Dartmouth hopes experience will prevent another rough start

Last year

Dartmouth didn’t respond to an exciting, offensively dynamic fifth-place run in 2008-09 quite the way most prognosticators had imagined. Instead of improving on a scintillating combination of chemistry and youthful energy, the Green fell apart almost literally from Day One.

Dartmouth lost its first six games — all of the league variety — and the three-game winning streak that followed ultimately proved to be a dead-cat bounce. Hanover Hockey finished in 10th place, allowing the third-most goals against despite middle-of-the-road offensive production. The Big Green took host Quinnipiac to a rubber game in the first round, but the scoring never materialized in a 2-1 season-ending defeat.

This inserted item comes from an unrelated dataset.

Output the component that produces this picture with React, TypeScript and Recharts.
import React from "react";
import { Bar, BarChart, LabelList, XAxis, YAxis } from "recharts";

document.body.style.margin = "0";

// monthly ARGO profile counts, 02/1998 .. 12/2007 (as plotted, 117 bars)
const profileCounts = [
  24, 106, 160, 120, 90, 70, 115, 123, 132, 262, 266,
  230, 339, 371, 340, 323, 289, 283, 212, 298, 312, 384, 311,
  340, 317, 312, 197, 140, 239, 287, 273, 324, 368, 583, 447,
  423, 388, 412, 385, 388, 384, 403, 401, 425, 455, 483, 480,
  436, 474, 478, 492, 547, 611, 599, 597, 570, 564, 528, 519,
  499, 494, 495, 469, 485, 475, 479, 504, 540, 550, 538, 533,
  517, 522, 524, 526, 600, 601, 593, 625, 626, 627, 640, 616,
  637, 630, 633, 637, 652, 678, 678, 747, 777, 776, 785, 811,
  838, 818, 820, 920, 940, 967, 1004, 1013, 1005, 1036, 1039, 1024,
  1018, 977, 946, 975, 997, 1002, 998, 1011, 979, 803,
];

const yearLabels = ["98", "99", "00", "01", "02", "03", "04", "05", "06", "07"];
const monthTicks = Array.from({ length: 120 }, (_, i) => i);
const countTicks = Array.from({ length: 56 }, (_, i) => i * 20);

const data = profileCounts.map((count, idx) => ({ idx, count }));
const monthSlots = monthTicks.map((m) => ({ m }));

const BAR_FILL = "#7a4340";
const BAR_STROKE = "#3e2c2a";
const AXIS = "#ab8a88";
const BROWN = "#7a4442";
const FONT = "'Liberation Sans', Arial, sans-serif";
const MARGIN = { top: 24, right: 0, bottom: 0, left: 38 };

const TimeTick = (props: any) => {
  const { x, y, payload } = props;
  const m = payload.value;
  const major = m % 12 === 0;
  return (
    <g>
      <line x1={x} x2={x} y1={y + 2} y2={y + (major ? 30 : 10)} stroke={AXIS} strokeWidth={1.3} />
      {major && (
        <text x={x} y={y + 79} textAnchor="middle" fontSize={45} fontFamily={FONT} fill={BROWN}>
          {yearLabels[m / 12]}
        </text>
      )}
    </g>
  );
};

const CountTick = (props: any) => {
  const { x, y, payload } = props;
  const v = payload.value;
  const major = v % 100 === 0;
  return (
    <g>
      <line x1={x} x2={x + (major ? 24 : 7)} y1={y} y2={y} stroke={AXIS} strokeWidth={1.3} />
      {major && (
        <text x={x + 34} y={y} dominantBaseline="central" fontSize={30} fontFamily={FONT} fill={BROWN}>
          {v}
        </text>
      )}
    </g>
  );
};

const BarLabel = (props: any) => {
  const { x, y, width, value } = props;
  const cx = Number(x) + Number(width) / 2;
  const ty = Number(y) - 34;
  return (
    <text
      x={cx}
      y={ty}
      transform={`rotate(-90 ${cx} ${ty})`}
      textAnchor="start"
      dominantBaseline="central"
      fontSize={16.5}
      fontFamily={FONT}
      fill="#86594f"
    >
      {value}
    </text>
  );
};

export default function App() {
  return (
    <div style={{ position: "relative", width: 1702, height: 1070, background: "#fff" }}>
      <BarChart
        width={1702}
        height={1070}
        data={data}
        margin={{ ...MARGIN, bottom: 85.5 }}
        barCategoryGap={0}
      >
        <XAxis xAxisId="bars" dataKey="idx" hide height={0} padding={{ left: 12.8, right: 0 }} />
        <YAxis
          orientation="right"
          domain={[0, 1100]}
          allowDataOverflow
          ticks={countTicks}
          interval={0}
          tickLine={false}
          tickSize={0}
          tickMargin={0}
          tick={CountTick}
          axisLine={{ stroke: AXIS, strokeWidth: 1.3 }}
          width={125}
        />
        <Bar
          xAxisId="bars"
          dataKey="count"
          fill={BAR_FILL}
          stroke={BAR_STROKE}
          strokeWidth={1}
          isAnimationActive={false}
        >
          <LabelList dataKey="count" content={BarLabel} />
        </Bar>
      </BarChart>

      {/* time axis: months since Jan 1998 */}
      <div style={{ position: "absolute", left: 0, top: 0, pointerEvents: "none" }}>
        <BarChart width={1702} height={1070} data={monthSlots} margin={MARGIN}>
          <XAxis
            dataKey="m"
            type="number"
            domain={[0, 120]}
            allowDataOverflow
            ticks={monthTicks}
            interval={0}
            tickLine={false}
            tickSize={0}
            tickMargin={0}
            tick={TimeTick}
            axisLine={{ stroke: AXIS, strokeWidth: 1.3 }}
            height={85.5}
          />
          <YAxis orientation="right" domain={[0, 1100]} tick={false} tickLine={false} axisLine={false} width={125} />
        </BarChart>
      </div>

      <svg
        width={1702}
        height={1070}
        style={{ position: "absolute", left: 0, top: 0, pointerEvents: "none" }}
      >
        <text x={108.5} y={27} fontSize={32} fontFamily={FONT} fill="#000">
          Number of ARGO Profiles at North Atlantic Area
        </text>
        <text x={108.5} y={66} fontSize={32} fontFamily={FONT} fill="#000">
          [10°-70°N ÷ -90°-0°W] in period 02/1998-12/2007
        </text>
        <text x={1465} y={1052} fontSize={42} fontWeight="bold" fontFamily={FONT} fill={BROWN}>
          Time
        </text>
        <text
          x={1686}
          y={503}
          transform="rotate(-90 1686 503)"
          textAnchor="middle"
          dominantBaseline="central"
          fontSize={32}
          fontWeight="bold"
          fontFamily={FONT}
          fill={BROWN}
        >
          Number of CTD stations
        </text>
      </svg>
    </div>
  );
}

“I think the second half of last year, we came into our own a bit … especially the last quarter of the season, down the stretch,” seasoned coach Bob Gaudet said of a team that went 3-0-2 in its last five regular-season contests. “That was the competitiveness of our team; we had a team that really battled. Battled every shift, and it didn’t always work out for us … but I liked where our team kind of evolved to. Now, we’re trying to get our team to start off at a higher level — to come out of the gate and learn those lessons a bit earlier.”

The assets

Thompson Arena welcomes back Dartmouth’s top nine scorers from last season, including the electric Scott Fleming, Adam Estoclet and Evan Stephens. When the team seemed so young and inexperienced during its stunning run two years back, it’s now a seasoned squad that has seen the league from very disparate points of view.

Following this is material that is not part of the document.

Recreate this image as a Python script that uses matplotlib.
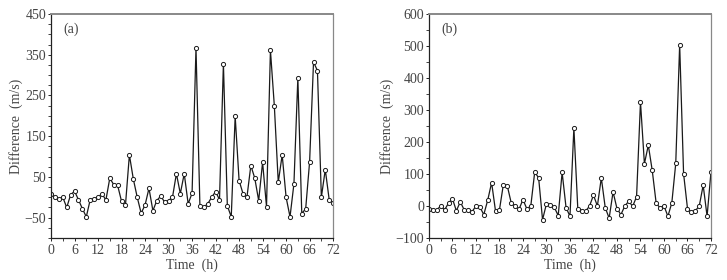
import numpy as np
import matplotlib.pyplot as plt
from matplotlib.ticker import MultipleLocator

# Hourly differences (m/s)
hours = np.arange(0, 73)
diff_a = [8, 0, -5, 0, -25, 6, 15, -6, -28, -48, -6, -4, 0, 9, -7, 47, 31, 29,
          -10, -19, 104, 45, 0, -39, -19, 22, -33, -8, 3, -12, -8, 0, 58, 9,
          58, -16, 10, 367, -21, -24, -16, 0, 14, -6, 328, -21, -48, 199, 41,
          9, 0, 78, 47, -8, 86, -23, 361, 224, 37, 104, 0, -48, 33, 293, -40,
          -28, 87, 332, 311, 0, 68, -6, -13]
diff_b = [-9, -12, -12, 0, -12, 9, 23, -15, 13, -12, -12, -18, 0, -3, -27, 18,
          73, -16, -12, 67, 63, 10, 0, -10, 20, -9, 0, 106, 88, -43, 7, 2, -4,
          -30, 105, -5, -32, 244, -9, -15, -16, 0, 34, 0, 88, -5, -38, 44, -8,
          -27, 0, 15, -1, 29, 325, 132, 190, 111, 9, -6, 0, -32, 10, 133, 504,
          101, -8, -20, -15, 0, 65, -32, 107]

plt.rcParams.update({
    "font.family": "Liberation Serif",
    "font.size": 8,
})

txt = "#444444"
fig = plt.figure(figsize=(7.27, 2.80), dpi=100)

panels = [
    (0.0702, diff_a, (-100, 450), 100, -50, "(a)"),
    (0.590, diff_b, (-100, 600), 100, -100, "(b)"),
]

for left, vals, ylim, step, start, tag in panels:
    ax = fig.add_axes([left, 0.15, 0.388, 0.80])
    ax.plot(hours, vals, color="#1a1a1a", lw=0.9, marker="o", ms=3,
            mfc="white", mec="#1a1a1a", mew=0.7)
    ax.set_xlim(0, 72)
    ax.set_ylim(*ylim)
    ax.xaxis.set_major_locator(MultipleLocator(6))
    ax.xaxis.set_minor_locator(MultipleLocator(3))
    ax.set_yticks(np.arange(start, ylim[1] + 1, step))
    ax.yaxis.set_minor_locator(MultipleLocator(50 if tag == "(b)" else 25))
    ax.tick_params(which="major", direction="out", length=2.5, width=0.7,
                   colors="#222222", labelcolor=txt, labelsize=10)
    ax.tick_params(which="minor", direction="out", length=2, width=0.6,
                   colors="#222222")
    ax.tick_params(axis="x", pad=2)
    ax.tick_params(axis="y", pad=1)
    ax.set_xlabel("Time  (h)", color=txt, fontsize=10, labelpad=1)
    ax.set_ylabel("Difference  (m/s)", color=txt, fontsize=10, labelpad=1)
    for s in ["left", "bottom"]:
        ax.spines[s].set_color("#222222")
        ax.spines[s].set_linewidth(0.9)
    ax.spines["top"].set_color("#888888")
    ax.spines["top"].set_linewidth(1.4)
    ax.spines["right"].set_color("#888888")
    ax.spines["right"].set_linewidth(0.9)
    ax.text(0.045, 0.96, tag, transform=ax.transAxes, color=txt,
            fontsize=10, va="top", ha="left")

fig.savefig("out.png", dpi=100)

“One of the biggest things that we have now is experience. We have nine seniors on our team,” Gaudet said. “I feel like our leadership is going to be excellent. We have that group of seniors but we also have a big group of juniors as well.”

The coach also expressed great confidence in his side’s ability to stay strong in spite of potential challenges: “We’re deeper at every position than we have been in many many years,” he said.

The weak links

Dartmouth’s biggest worry isn’t the unknown — it’s the been-there, done-that. A disastrous start last year more or less doomed the team to a perpetual state of catch-up and frustration, and that sense of desperate imbalance led to inconsistency in all areas of Dartmouth’s game.

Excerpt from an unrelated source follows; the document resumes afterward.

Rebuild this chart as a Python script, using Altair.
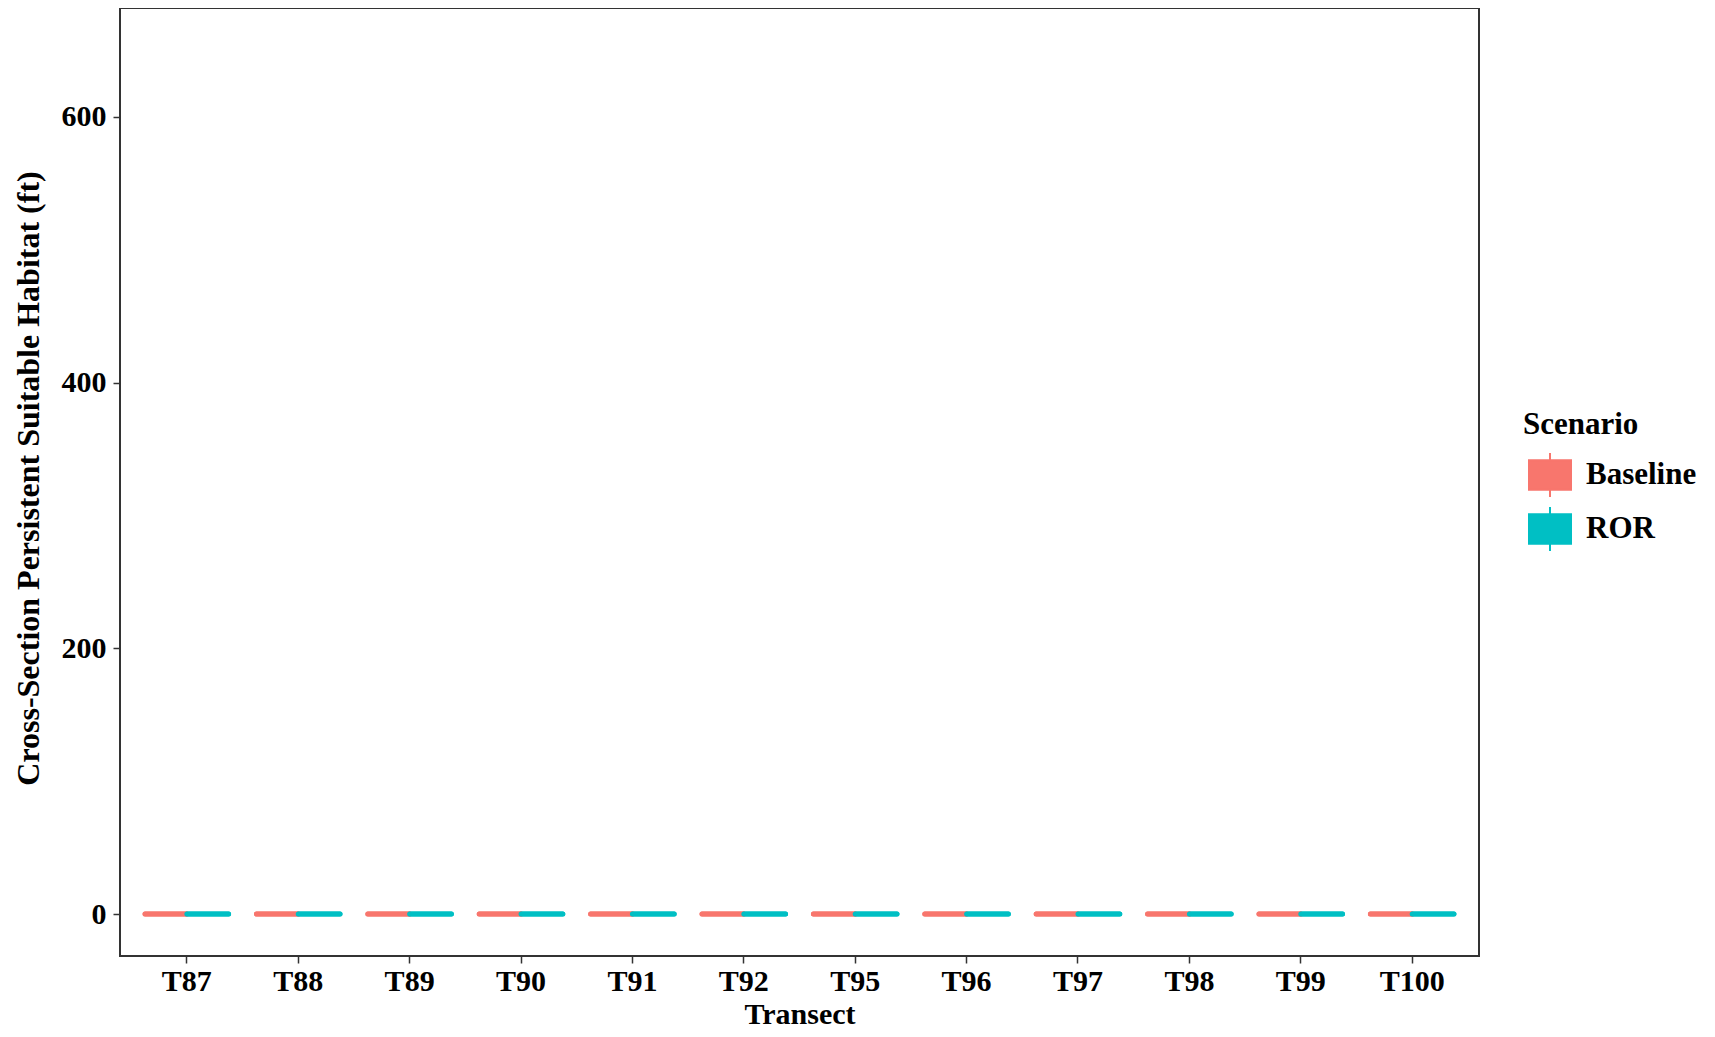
import altair as alt
import pandas as pd

transects = ["T87", "T88", "T89", "T90", "T91", "T92", "T95", "T96", "T97", "T98", "T99", "T100"]
scenarios = ["Baseline", "ROR"]
baseline_values = [0, 0, 0, 0, 0, 0, 0, 0, 0, 0, 0, 0]
ror_values = [0, 0, 0, 0, 0, 0, 0, 0, 0, 0, 0, 0]
colors = ["#F8766D", "#00BFC4"]
y_ticks = [0, 200, 400, 600]

rows = []
for t, v in zip(transects, baseline_values):
    rows.append({"Transect": t, "Scenario": "Baseline", "value": v})
for t, v in zip(transects, ror_values):
    rows.append({"Transect": t, "Scenario": "ROR", "value": v})
df = pd.DataFrame(rows)

FONT = "Liberation Serif"

color_scale = alt.Scale(domain=scenarios, range=colors)
sym = "M-1,-0.7H1V0.7H-1Z M0,-1.05V-0.7 M0,0.7V1.05"

base = alt.Chart(df).transform_aggregate(
    q1="q1(value)", q3="q3(value)", med="median(value)",
    groupby=["Transect", "Scenario"],
)

x_enc = alt.X("Transect:N", sort=transects,
              scale=alt.Scale(paddingInner=0.25, paddingOuter=0.225),
              axis=alt.Axis(title="Transect", labelAngle=0, labelFont=FONT, labelFontSize=30,
                            labelFontWeight="bold", labelColor="black", labelPadding=3,
                            tickColor="#333333", tickSize=7, tickWidth=1.5, domain=False,
                            titleFont=FONT, titleFontSize=30, titleFontWeight="bold",
                            titleColor="black", titleY=58, titleBaseline="middle"))
xo_enc = alt.XOffset("Scenario:N", sort=scenarios,
                     scale=alt.Scale(paddingInner=0, paddingOuter=0))
y_enc = alt.Y("q1:Q", scale=alt.Scale(domain=[-31.6, 682], nice=False, zero=False),
              axis=alt.Axis(title="Cross-Section Persistent Suitable Habitat (ft)", values=y_ticks,
                            grid=False, labelFont=FONT, labelFontSize=30, labelFontWeight="bold",
                            labelColor="black", labelPadding=7, tickColor="#333333", tickSize=7,
                            tickWidth=1.5, domain=False, titleFont=FONT, titleFontSize=32,
                            titleFontWeight="bold", titleColor="black", titleAngle=270,
                            titleX=-92, titleY=470, titleAlign="center", titleBaseline="middle"))

legend = alt.Legend(title="Scenario", orient="none", legendX=1403, legendY=402,
                    titleFont=FONT, titleFontSize=31, titleFontWeight="bold", titleColor="black",
                    labelFont=FONT, labelFontSize=31, labelFontWeight="bold", labelColor="black",
                    symbolType=sym, symbolSize=1764, symbolStrokeWidth=2, symbolOffset=5,
                    labelOffset=14, rowPadding=0, titlePadding=12, padding=0)

boxes = base.mark_bar(strokeWidth=5, strokeJoin="round").encode(
    x=x_enc,
    xOffset=xo_enc,
    y=y_enc,
    y2="q3:Q",
    fill=alt.Fill("Scenario:N", scale=color_scale, legend=legend),
    stroke=alt.Stroke("Scenario:N", scale=color_scale, legend=legend),
)

med = base.mark_bar(strokeWidth=5, strokeJoin="round").encode(
    x=alt.X("Transect:N", sort=transects),
    xOffset=alt.XOffset("Scenario:N", sort=scenarios),
    y="med:Q",
    y2="med:Q",
    fill=alt.Fill("Scenario:N", scale=color_scale, legend=legend),
    stroke=alt.Stroke("Scenario:N", scale=color_scale, legend=legend),
)

chart = alt.layer(boxes, med).properties(
    width=1359, height=948,
    background="white",
    autosize=alt.AutoSizeParams(type="none"),
    padding={"left": 112, "top": 0, "right": 228, "bottom": 73},
).configure_view(stroke="#333333", strokeWidth=2)

chart.save("out.html", embed_options={"renderer": "svg", "actions": False})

“I don’t think we’re going to be [worse] in any area, to be honest,” Gaudet said. “We had a rough start last year … but a lot of that is that we play in a very good league and we play a very tough schedule, and we have to be ready right out of the gate.

“That’s where I think the experience is going to help us, and also the depth. I don’t think we’re going to be weaker in any area.”

Prediction

This is a team with a lot to prove, but a lot of weapons, too. Dartmouth kind of epitomizes the state of ECAC Hockey as a whole this year: With any given team, you can imagine feast or famine with so little effort. The Big Green just happen to be the team with the most potential, but all unproven. I’ll peg the Green for a first-round home series, but a bye may be a stretch.